[Data provided]:
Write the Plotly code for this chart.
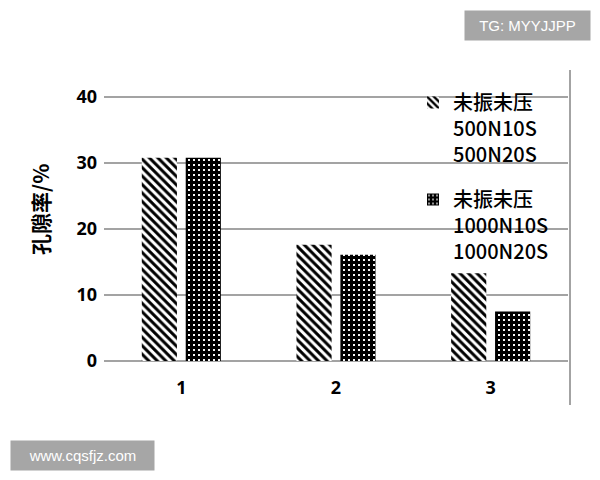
import plotly.graph_objects as go

categories = ["1", "2", "3"]
series1_name = "未振未压<br>500N10S<br>500N20S"
series2_name = "未振未压<br>1000N10S<br>1000N20S"
series1_values = [30.8, 17.6, 13.3]
series2_values = [30.8, 16.1, 7.5]
y_ticks = [0, 10, 20, 30, 40]

# page offset (body margin) compensation
OFF = 8
L, R, T, B = 104, 568, 70, 361
def px(x):
    return (x - L) / (R - L)
def py(y):
    return (B - y) / (B - T)

fig = go.Figure()
fig.add_trace(go.Bar(
    x=categories, y=series1_values, name=series1_name, legendgroup="g1",
    marker=dict(color="white", line=dict(width=0),
                pattern=dict(shape="\\", fgcolor="black", bgcolor="white",
                             size=6, solidity=0.5, fillmode="replace")),
))
fig.add_trace(go.Bar(
    x=categories, y=series2_values, name=series2_name, legendgroup="g2",
    marker=dict(color="white", line=dict(width=0),
                pattern=dict(shape="+", fgcolor="black", bgcolor="white",
                             size=5, solidity=0.85, fillmode="replace")),
))

fig.update_layout(
    width=600, height=480,
    margin=dict(l=L - OFF, r=600 - R + OFF, t=T - OFF, b=480 - B + OFF),
    paper_bgcolor="white", plot_bgcolor="white",
    barmode="group", bargap=0.432, bargroupgap=0.2,
    font=dict(family="Noto Sans CJK SC, Noto Sans", color="black"),
    xaxis=dict(showgrid=False, showline=False, ticks="",
               tickfont=dict(family="Noto Sans", size=18, weight="bold"),
               ticklabelstandoff=14),
    yaxis=dict(range=[0, 44.1], tickvals=y_ticks, showgrid=True,
               gridcolor="#a3a3a3", gridwidth=2, zeroline=True,
               zerolinecolor="#a3a3a3", zerolinewidth=2, showline=False,
               tickfont=dict(family="Noto Sans", size=18, weight="bold"),
               ticklabelstandoff=6),
    legend=dict(x=px(413), y=py(83), xanchor="left", yanchor="top",
                bgcolor="rgba(0,0,0,0)", valign="top",
                font=dict(family="Noto Sans CJK SC", size=20, color="black",
                          weight=500),
                tracegroupgap=16, itemwidth=30, traceorder="grouped"),
    showlegend=True,
)

fig.add_shape(type="line", xref="paper", yref="paper",
              x0=px(570), x1=px(570), y0=py(70), y1=py(405),
              line=dict(color="#a3a3a3", width=2))

fig.add_annotation(text="孔隙率/%", xref="paper", yref="paper",
                   x=px(40), y=py(210), showarrow=False, textangle=-90,
                   xanchor="center", yanchor="middle",
                   font=dict(family="Noto Sans CJK SC", size=21, weight="bold"))

fig.add_annotation(text="TG: MYYJJPP", xref="paper", yref="paper",
                   x=px(527.5), y=py(25), showarrow=False,
                   xanchor="center", yanchor="middle",
                   bgcolor="#a6a6a6", borderpad=6, width=113,
                   font=dict(family="Liberation Sans", size=15, color="white"))
fig.add_annotation(text="www.cqsfjz.com", xref="paper", yref="paper",
                   x=px(82), y=py(455), showarrow=False,
                   xanchor="center", yanchor="middle",
                   bgcolor="#a6a6a6", borderpad=6, width=131,
                   font=dict(family="Liberation Sans", size=15, color="white"))

fig.write_html("out.html")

[Objective]:
Take the lines from the start of the material to the line with "return (B - y) / (B - T)", both included, and transcribe them exactly without the pictures.

[Result of the task]:
Write the Plotly code for this chart.
import plotly.graph_objects as go

categories = ["1", "2", "3"]
series1_name = "未振未压<br>500N10S<br>500N20S"
series2_name = "未振未压<br>1000N10S<br>1000N20S"
series1_values = [30.8, 17.6, 13.3]
series2_values = [30.8, 16.1, 7.5]
y_ticks = [0, 10, 20, 30, 40]

# page offset (body margin) compensation
OFF = 8
L, R, T, B = 104, 568, 70, 361
def px(x):
    return (x - L) / (R - L)
def py(y):
    return (B - y) / (B - T)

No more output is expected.